Watergate: A Miscalculation In Nixon's March to Fascism

[The author is particularly indebted for information in Kirkpatrick Sale. "The World Behind Watergate," New York Review of Books, May 3, 1973; and Martin Murray, "The United States' Continuing Economic Interests in Vietnam," Socialist Revolution, Nos. 13-14. MIT political scientist Walter Dean Burnham helped clarify a number of ideas through a lecture he gave at Harvard this summer. For more on Watergate and foreign policy, see Noam Chomsky, "Watergate: A Skeptical View," New York Review of Books, September 20, 1973. None of the above are responsible for errors in interpretation the author may have made.]

RON ZIEGLER'S calling Watergate a "third-rate burglary" was comical, but hardly the administration's most embarrassing Watergate explanation. The Ervin Committee has heard a host of implausibilities--from Bernard Barker's hope that CIA would again invade Cuba to "Bob" Haldeman's suspicions that communist governments were underwriting the Democrats.

Nixon and his underlings have concocted a sad and feeble tale of overzealous, but conscientious men breaking a few laws in a good cause. But who expected otherwise from the masters of double-think? None of Nixon's henchmen foresaw placing their heads on justice's block, and why not lie when the truth sounds equally implausible?

In his recent article, "Watergate: A Skeptical View," radical scholar Noam Chomsky convincingly argues that Watergate is one of Nixon's lesser crimes. The affair, he maintains, has attracted extraordinary attention only because its victims were members of the powerful liberal establishment.

Chomsky says that if we keep in mind Nixon's Indochina genocide:

...the exposures of the past several months are analogous to the discovery that the directors of Murder, Inc. were also cheating on their income tax. Reprehensible, to be sure, but hardly the main point.

But the Watergate revelations do have significance: "They indicate, once again, how frail are the barriers to some form of fascism in a state capitalist system in crisis."

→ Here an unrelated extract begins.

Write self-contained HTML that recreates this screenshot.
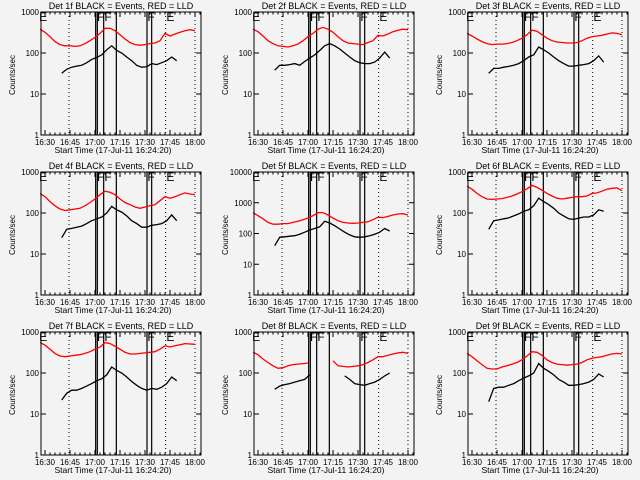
<!DOCTYPE html>
<html><head><meta charset="utf-8"><style>
body{margin:0;background:#f3f3f3;}
svg{display:block;font-family:"Liberation Sans",sans-serif;}
</style></head><body>
<svg id="chart" width="640" height="480" viewBox="0 0 640 480">
<rect width="640" height="480" fill="#f3f3f3"/>
</svg>
<script>
const tickLabels = ["16:30","16:45","17:00","17:15","17:30","17:45","18:00"];
const tickMinutes = [990,1005,1020,1035,1050,1065,1080];
const dottedMinutes = [1004.4,1062.4,1080];
const solidMinutes = [1020.4,1021.4,1025.2,1032.8,1051.2,1054];
const markTexts = ["E","F","F","F","E"];
const markMinutes = [986.5,1021.2,1025.6,1051.4,1062.8];
const redStart = 987, redStep = 3;
const blkStart = 1000, blkStep = 3;
const titles = ["Det 1f","Det 2f","Det 3f","Det 4f","Det 5f","Det 6f","Det 7f","Det 8f","Det 9f"];
const decades = [3,3,3,3,4,3,3,3,3];

const red1=[380,320,250,190,160,150,150,145,150,170,200,240,300,400,400,350,280,220,180,160,155,160,170,175,200,300,260,290,320,350,370,350];
const blk1=[32,40,45,48,50,58,70,78,90,120,150,115,100,80,65,50,45,46,55,52,58,65,80,65];
const red2=[380,330,260,200,170,150,145,140,150,165,200,250,300,380,420,380,320,250,200,175,170,165,160,180,200,270,260,290,330,360,380,370];
const blk2=[38,50,50,52,55,50,62,75,90,115,150,170,150,125,100,80,65,58,55,55,60,75,105,75];
const red3=[300,260,220,190,170,160,165,165,170,180,200,230,280,360,340,280,230,200,185,180,175,175,180,200,230,250,260,270,290,310,300,280];
const blk3=[32,42,42,45,47,50,55,65,80,90,140,120,100,80,65,55,48,48,50,52,55,65,85,60];
const red4=[300,250,190,150,125,115,120,125,130,150,180,220,280,340,320,280,220,180,160,140,130,140,150,160,200,250,230,250,280,310,290,280];
const blk4=[25,40,42,45,48,55,65,72,80,100,145,120,105,85,65,55,45,45,50,52,55,65,90,65];
const red5=[480,380,300,230,200,200,210,210,230,250,280,320,380,480,480,400,320,260,230,220,215,220,230,240,280,340,330,360,400,430,440,400];
const blk5=[40,75,78,82,85,95,110,130,145,165,250,220,180,140,110,90,78,75,78,85,95,110,145,120];
const red6=[450,380,300,250,220,215,220,225,240,260,290,330,390,470,420,360,300,260,230,220,230,240,250,250,260,300,310,340,380,400,410,350];
const blk6=[40,65,68,72,76,85,95,110,120,150,230,190,160,130,100,85,72,70,75,80,80,90,120,110];
const red7=[550,480,380,300,260,250,260,270,280,300,330,380,430,550,520,450,380,320,290,290,300,310,320,330,380,460,430,460,490,520,510,500];
const blk7=[22,32,38,38,42,48,55,65,72,90,140,115,100,80,62,50,42,38,42,40,45,55,80,65];
const red8=[320,280,220,180,150,130,135,150,160,165,170,175,null,null,null,null,200,150,145,140,145,150,160,180,210,250,250,270,290,310,320,300];
const blk8=[40,48,52,55,60,65,70,90,null,null,null,null,null,null,85,70,55,52,50,55,60,70,85,100];
const red9=[300,250,200,160,130,125,125,140,150,165,180,210,260,330,320,270,210,180,165,160,155,160,165,180,210,230,240,250,270,290,300,290];
const blk9=[20,42,45,45,50,55,65,75,85,100,170,130,110,90,70,60,50,50,52,55,60,70,95,80];
const reds=[red1,red2,red3,red4,red5,red6,red7,red8,red9];
const blks=[blk1,blk2,blk3,blk4,blk5,blk6,blk7,blk8,blk9];

const NS="http://www.w3.org/2000/svg";
const svg=document.getElementById('chart');
function mk(tag,attrs,parent){const e=document.createElementNS(NS,tag);for(const k in attrs)e.setAttribute(k,attrs[k]);(parent||svg).appendChild(e);return e;}

function drawPanel(p){
  const col=p%3,row=Math.floor(p/3);
  const ox=[0,213,427][col], oy=row*160;
  const L=ox+41,R=ox+201,T=oy+12,B=oy+135;
  const nd=decades[p];
  const xs=m=>ox+45+(m-990)*(150/90);
  const ys=v=>B-Math.log10(v)*(B-T)/nd;
  const g=mk('g',{});
  
  
  const t=mk('text',{x:(L+R)/2,y:oy+9,'font-size':'9','text-anchor':'middle',fill:'#000'},g);
  t.textContent=titles[p]+" BLACK = Events, RED = LLD";
  
  
  dottedMinutes.forEach(m=>{const l=mk('line',{x1:xs(m),x2:xs(m),y1:T,y2:B,stroke:'#000','stroke-width':1,'stroke-dasharray':'1,3'},g);
    
    });
  solidMinutes.forEach(m=>{const l=mk('line',{x1:xs(m),x2:xs(m),y1:T,y2:B,stroke:'#000','stroke-width':1.2},g);
    
    });
  markTexts.forEach((s,i)=>{const e=mk('text',{x:xs(markMinutes[i]),y:T+9,'font-size':'12',fill:'#000'},g);e.textContent=s;
    
    });
  function series(arr,start,step,color,name){
    let segs=[],cur=[];
    arr.forEach((v,i)=>{if(v==null){if(cur.length)segs.push(cur);cur=[];}else{const x=xs(start+i*step);cur.push(x.toFixed(1)+','+ys(v).toFixed(1));}});
    if(cur.length)segs.push(cur);
    segs.forEach(s=>{const pl=mk('polyline',{points:s.join(' '),fill:'none',stroke:color,'stroke-width':1.3},g);
      
      });
  }
  series(reds[p],redStart,redStep,'#ff0000','lld-series');
  series(blks[p],blkStart,blkStep,'#000000','events-series');
  const fr=mk('rect',{x:L,y:T,width:R-L,height:B-T,fill:'none',stroke:'#000','stroke-width':1},g);
  
  
  for(let m=987;m<=1083;m+=3){const x=xs(m);if(x<L||x>R)continue;const major=tickMinutes.includes(m);const len=major?5:2.5;
    mk('line',{x1:x,x2:x,y1:B,y2:B-len,stroke:'#000','stroke-width':1},g);mk('line',{x1:x,x2:x,y1:T,y2:T+len,stroke:'#000','stroke-width':1},g);}
  tickLabels.forEach((s,i)=>{const e=mk('text',{x:xs(tickMinutes[i]),y:B+10,'font-size':'8','text-anchor':'middle',fill:'#000'},g);e.textContent=s;
    
    });
  const xl=mk('text',{x:ox+113,y:B+18,'font-size':'8.5','text-anchor':'middle',fill:'#000'},g);
  xl.textContent="Start Time (17-Jul-11 16:24:20)";
  
  
  for(let d=0;d<=nd;d++){const y=ys(Math.pow(10,d));
    mk('line',{x1:L,x2:L+5,y1:y,y2:y,stroke:'#000'},g);mk('line',{x1:R,x2:R-5,y1:y,y2:y,stroke:'#000'},g);
    const e=mk('text',{x:L-2,y:y+3,'font-size':'8','text-anchor':'end',fill:'#000'},g);e.textContent=String(Math.pow(10,d));
    
    }
  const yl=mk('text',{x:0,y:0,'font-size':'8','text-anchor':'middle',fill:'#000',transform:`translate(${ox+15},${oy+75}) rotate(-90)`},g);
  yl.textContent="Counts/sec";
  
  
}
for(let p=0;p<9;p++)drawPanel(p);
</script>
</body></html>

Chomsky's comments on Watergate are among the most incisive so far written. But he understates what Watergate can teach us about Nixon, or, for that matter, about liberal writers. A close examination of Watergate shows that fascism is not merely Nixon's response to crisis; fascism is apparently the next stage of U.S. state capitalism.

Liberal explanations of Watergate have never gotten down to causes. Some blame Nixon's arrogance; some conjure up generalizations about national psychology. The most bizarre reasoning of all passes Watergate off as a one-of-a-kind right-wing crime whose exposure somehow vindicates the liberal system of justice.

Such explanations, especially the national psychology-type, have a disconcerting way of assuming what they purport to explain. Considering how regularly the government has undermined the rights of radicals for 60 years, the claim that government crime is exceptional seems especially untenable.

But the liberal failure to understand Watergate's historical roots is no accident. There are three clear-cut causes:

* Liberal writers have an ideology--and a political and economic system behind it--to protect. Since 1936, liberals have defended the growth of capitalism by assuring dissidents that the system was learning to correct social abuses.

How could faith in the system be justified if Watergate-type crimes, and worse, are not once-only exceptions, but constitute the logical outgrowth of the system's development?

* Liberals have failed to tie Watergate to the rest of Nixonism to avoid implicating men dear to the Eastern establishment. If we connect Watergate to Nixon's foreign policy, and his attitudes toward Congress and the two-party system, we must ask about the roles of men such as Kissinger, Richardson, Weinberger and Schlesinger--to name, for example, a few of the Harvard men in this administration.

* The Liberals have fallen into their customary error of confusing social issues with personality issues. If we look at Nixon rather than at the presidency and dwell on his arrogance rather than the changing structure of politics, we can limit criticism of the system to criticism of Nixon, and rejoice in his troubles as the triumph of justice.